Pour Bruno Cautrès, la volatilité ne traduit pas forcément une crise de la démocratie, mais une modernisation du comportement électoral.

L’électeur devient plus autonome, plus informé et plus exigeant : il choisit au coup par coup selon les enjeux et les candidats.

Cependant, cette autonomie rend les résultats électoraux plus imprévisibles et fragilise les majorités stables.

Les partis doivent sans cesse renouveler leurs stratégies de mobilisation pour séduire un électorat mouvant, difficile à fidéliser.

À retenir

L’individualisation du rapport à la politique fait émerger un électeur plus libre et critique, mais aussi plus volatil et moins attaché aux partis traditionnels.

Les significations politiques de la volatilité

La montée de la volatilité électorale a plusieurs implications :

  • Elle traduit un affaiblissement des identités politiques collectives (classe, religion, territoire).

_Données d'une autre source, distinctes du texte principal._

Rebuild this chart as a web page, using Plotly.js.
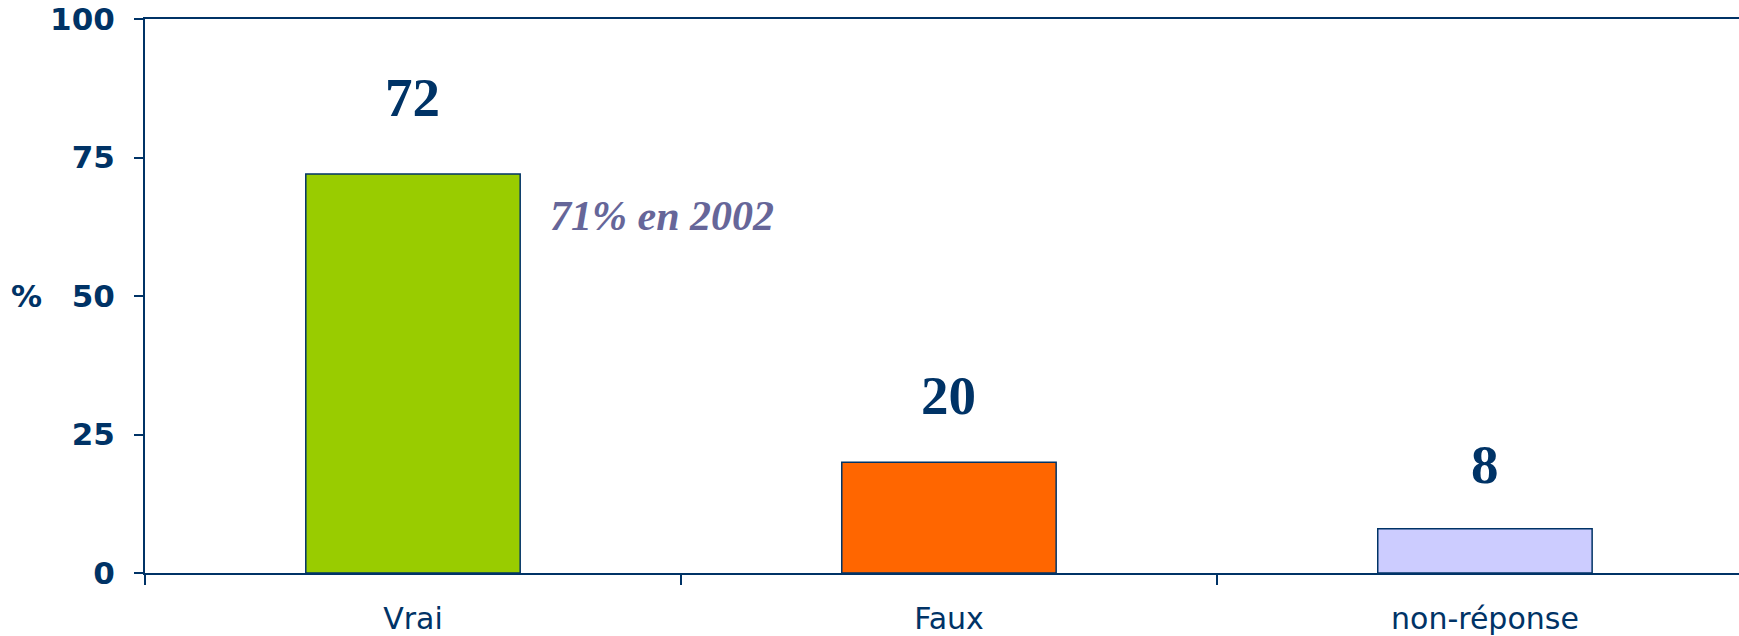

  • Elle reflète une mutation des valeurs : les électeurs se déterminent davantage selon leurs opinions personnelles et les enjeux concrets.

  • Elle témoigne d’une nouvelle forme d’autonomie politique, mais aussi d’une fragilisation du lien civique : plus d’indépendance, mais moins de fidélité.

Cette recomposition oblige les acteurs politiques à repenser la manière de mobiliser : s’adresser à des électeurs plus critiques, plus mobiles et sensibles à la cohérence entre discours et action.

À retenir

La volatilité électorale est un signe d’individualisation du vote : elle combine liberté accrue et instabilité démocratique.

Conclusion

La volatilité électorale illustre la transition d’un modèle de vote collectif, stable et socialement déterminé, vers un modèle individualisé, fluide et contextuel.

Les travaux de Cautrès, Tiberj et Inglehart montrent que cette évolution découle du désalignement des appartenances sociales et de la montée de nouvelles valeurs politiques centrées sur l’autonomie et l’expression personnelle.

Si elle rend la démocratie plus ouverte et plus imprévisible, elle pose aussi un défi : comment maintenir une représentation durable et un lien civique fort dans une société où les électeurs, plus libres que jamais, sont aussi plus volatils et moins fidèles.